IN 2017 The U.S. Department of Labor, Wage and Hour division stated the following during a liaison meeting with American Immigration Lawyers Association
10. Many H-1B workers are now working remotely from their homes, instead of the employer’s office. If the employer has an LCA for its office but then will allow the H-1B worker to work remotely from home in a geographic area of employment that is not covered by the LCA, is the employer required to file a new LCA prior to the H-1B worker being allowed to work from home (assuming that the short-term placement option does not apply)? Is an employer required to complete the LCA notifications for an H-1B worker who will be working from home? If so, how/where should these notifications be posted at the H-1B employee’s home?

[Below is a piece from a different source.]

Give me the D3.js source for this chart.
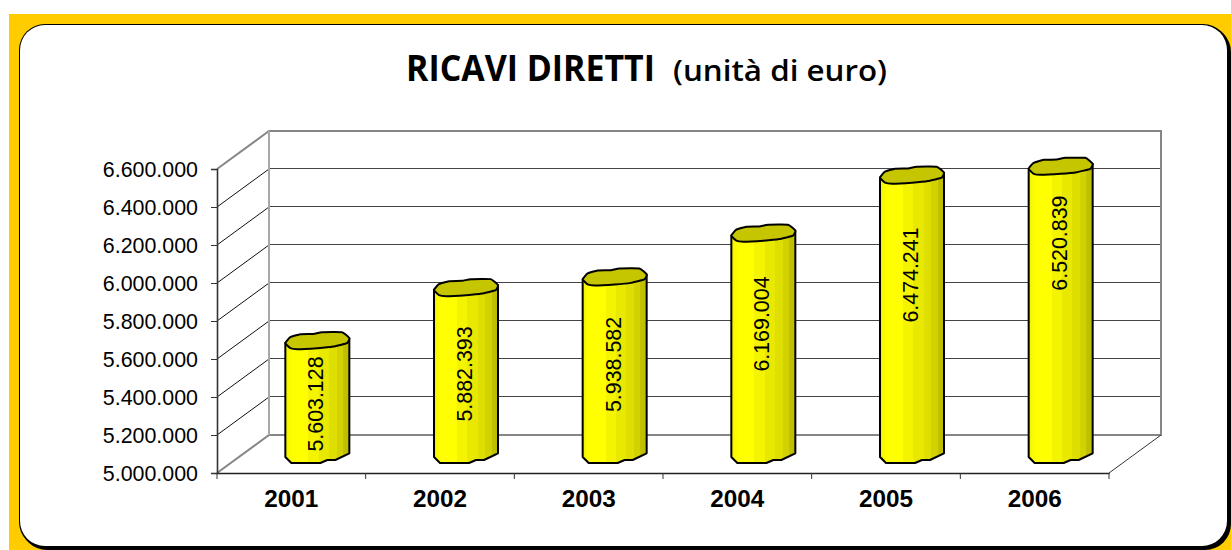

WHD Response: WHD does not expect employees to post at their houses. If the worker will be working at HQ and at home, the employer should post at HQ. Unless one of the short-term placement exceptions apply, the employer will need to file a new LCA for the employee’s home location if the employee will be working at a home location that is not within normal commuting distance of the location on the existing LCA covering the employee.
IF WORKING FROM HOME
Despite the above statement it is advisable to post (as soon as practical and no later than 30 calendar days after the worker begins work at the new worksite locations,) the LCA at the home for 10 consecutive days, and send a posting to the employer for placement in the employer’s Public Access File. Employee should take photos of the posting both the first and last days of posting, preferably with a date stamp, as well as indicate the home address to ensure the alternative worksite is within the MSA.
IF A NEW LCA NEEDS TO BE FILED FOR ANY REASON
LCA’s can be filed only after they have been posted. So post the LCA at the employee’s home and if employee later joins work at a client site within same MSA repost LCA at client site, without filing a new LCA or H-1B amendment.
REDUCTION IN HOURS
Reduction in hours (short-term or long-term) for H-1B workers is a material change and requires filing a new Labor Condition Application (LCA) and H-1B amendment if filed as a full-time position.
REDUCTION IN PAY
Wage cannot drop below the prevailing wage or what the employer is paying other similarly situated other employees within the same MSA for the same position. The pay has to meet pro rated required wage for the pay period, one cannot just catch up on the wage later in the year.
TERMINATION
A termination is effective only after three of the following have been fulfilled: 1. notification of employee 2. Notification of USCIS 3. Offered the employee the cost of return transport to the home country. Employer will be considered liable for wage until all 3 steps are completed.